**Directions**
Out of the lines below, please list those that hold the string "with".

**Given records**
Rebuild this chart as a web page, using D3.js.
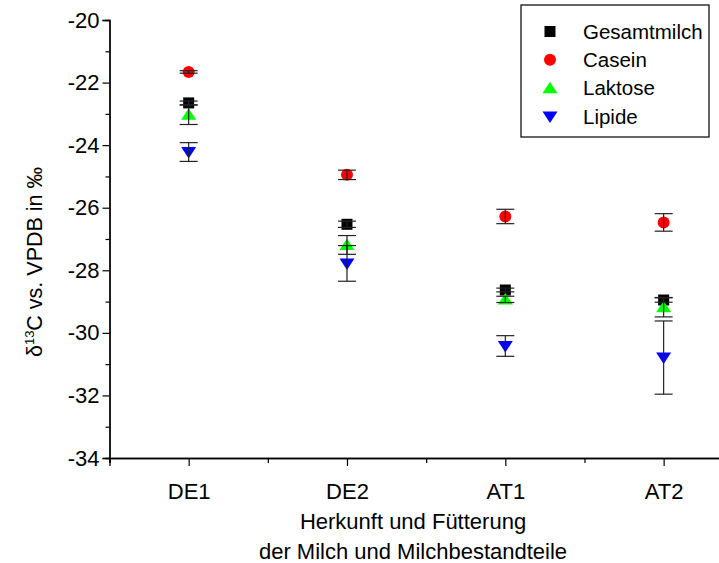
...
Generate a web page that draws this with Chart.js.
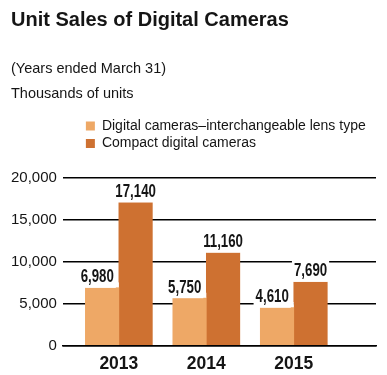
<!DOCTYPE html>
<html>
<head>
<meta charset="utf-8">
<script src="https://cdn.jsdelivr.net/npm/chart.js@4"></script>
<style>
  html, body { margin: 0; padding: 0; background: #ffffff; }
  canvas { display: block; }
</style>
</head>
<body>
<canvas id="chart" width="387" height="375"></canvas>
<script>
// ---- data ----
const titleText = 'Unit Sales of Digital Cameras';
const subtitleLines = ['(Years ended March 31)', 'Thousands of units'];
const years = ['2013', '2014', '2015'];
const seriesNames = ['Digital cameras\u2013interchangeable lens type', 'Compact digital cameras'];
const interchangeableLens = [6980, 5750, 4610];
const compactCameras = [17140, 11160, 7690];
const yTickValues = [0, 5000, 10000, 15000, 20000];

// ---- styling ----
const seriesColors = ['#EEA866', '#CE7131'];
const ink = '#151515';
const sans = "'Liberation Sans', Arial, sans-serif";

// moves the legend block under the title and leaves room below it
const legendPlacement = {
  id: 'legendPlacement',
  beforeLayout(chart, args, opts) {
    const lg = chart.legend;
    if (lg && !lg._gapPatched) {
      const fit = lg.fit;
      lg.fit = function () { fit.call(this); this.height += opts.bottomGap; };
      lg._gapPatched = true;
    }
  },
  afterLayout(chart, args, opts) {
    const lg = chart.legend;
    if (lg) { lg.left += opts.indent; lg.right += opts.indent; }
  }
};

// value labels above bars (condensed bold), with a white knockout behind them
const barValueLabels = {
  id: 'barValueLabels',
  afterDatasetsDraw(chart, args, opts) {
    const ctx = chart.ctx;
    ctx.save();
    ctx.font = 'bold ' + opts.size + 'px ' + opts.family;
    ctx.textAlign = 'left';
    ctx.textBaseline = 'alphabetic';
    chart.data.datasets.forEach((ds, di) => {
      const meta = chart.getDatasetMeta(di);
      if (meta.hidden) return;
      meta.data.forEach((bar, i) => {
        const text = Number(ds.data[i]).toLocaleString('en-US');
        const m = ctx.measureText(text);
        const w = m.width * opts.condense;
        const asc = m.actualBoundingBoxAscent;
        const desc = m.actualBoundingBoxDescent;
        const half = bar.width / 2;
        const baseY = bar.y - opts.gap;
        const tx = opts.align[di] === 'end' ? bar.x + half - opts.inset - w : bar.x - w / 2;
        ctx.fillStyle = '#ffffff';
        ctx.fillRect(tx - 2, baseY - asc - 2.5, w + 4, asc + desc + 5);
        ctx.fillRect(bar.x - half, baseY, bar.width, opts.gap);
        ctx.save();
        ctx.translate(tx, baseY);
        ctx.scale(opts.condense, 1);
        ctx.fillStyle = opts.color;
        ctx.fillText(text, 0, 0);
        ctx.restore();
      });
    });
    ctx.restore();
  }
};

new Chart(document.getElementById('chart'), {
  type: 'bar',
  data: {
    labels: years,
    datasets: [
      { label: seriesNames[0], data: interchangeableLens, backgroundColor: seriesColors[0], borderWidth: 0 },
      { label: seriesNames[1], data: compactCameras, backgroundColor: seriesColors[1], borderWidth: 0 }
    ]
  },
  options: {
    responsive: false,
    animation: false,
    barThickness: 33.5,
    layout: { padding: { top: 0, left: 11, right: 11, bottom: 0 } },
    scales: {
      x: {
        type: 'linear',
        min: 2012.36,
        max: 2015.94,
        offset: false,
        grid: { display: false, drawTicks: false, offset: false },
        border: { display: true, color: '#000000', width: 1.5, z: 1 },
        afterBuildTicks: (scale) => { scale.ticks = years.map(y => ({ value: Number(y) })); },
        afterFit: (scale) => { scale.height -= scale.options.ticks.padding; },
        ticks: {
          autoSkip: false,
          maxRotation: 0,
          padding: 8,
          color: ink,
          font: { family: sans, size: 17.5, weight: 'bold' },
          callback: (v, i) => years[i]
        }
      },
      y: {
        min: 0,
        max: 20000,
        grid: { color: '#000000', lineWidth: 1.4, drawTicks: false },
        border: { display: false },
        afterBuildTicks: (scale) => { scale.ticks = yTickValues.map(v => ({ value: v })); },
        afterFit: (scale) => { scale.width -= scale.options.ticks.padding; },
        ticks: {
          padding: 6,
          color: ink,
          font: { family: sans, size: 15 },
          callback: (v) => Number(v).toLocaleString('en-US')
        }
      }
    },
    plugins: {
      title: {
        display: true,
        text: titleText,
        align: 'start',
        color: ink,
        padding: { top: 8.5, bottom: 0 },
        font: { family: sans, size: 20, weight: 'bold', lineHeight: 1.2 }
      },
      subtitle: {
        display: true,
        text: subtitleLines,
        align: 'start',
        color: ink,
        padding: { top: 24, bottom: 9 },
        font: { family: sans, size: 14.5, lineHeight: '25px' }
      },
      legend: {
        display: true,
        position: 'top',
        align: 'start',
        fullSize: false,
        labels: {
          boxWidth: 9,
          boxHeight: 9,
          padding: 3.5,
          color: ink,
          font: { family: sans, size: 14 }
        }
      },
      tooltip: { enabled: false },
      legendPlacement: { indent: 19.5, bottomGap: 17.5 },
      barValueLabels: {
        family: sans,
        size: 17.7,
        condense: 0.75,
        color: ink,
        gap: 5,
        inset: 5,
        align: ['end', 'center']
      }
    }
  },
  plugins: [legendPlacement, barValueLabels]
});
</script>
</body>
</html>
--
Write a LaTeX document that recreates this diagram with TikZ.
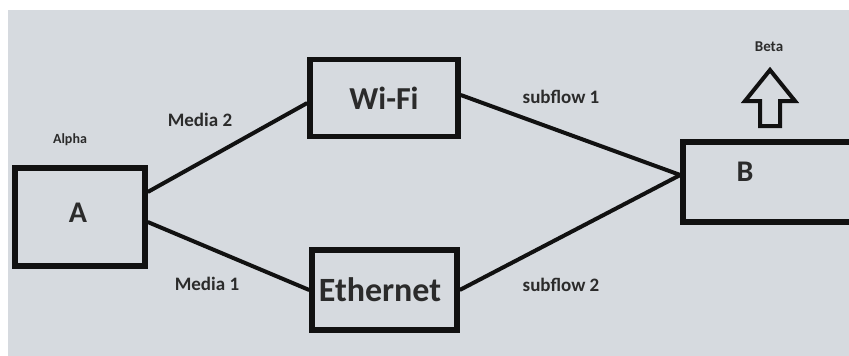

**Completed exercise**
Generate a web page that draws this with Chart.js.
// value labels above bars (condensed bold), with a white knockout behind them
Write a LaTeX document that recreates this diagram with TikZ.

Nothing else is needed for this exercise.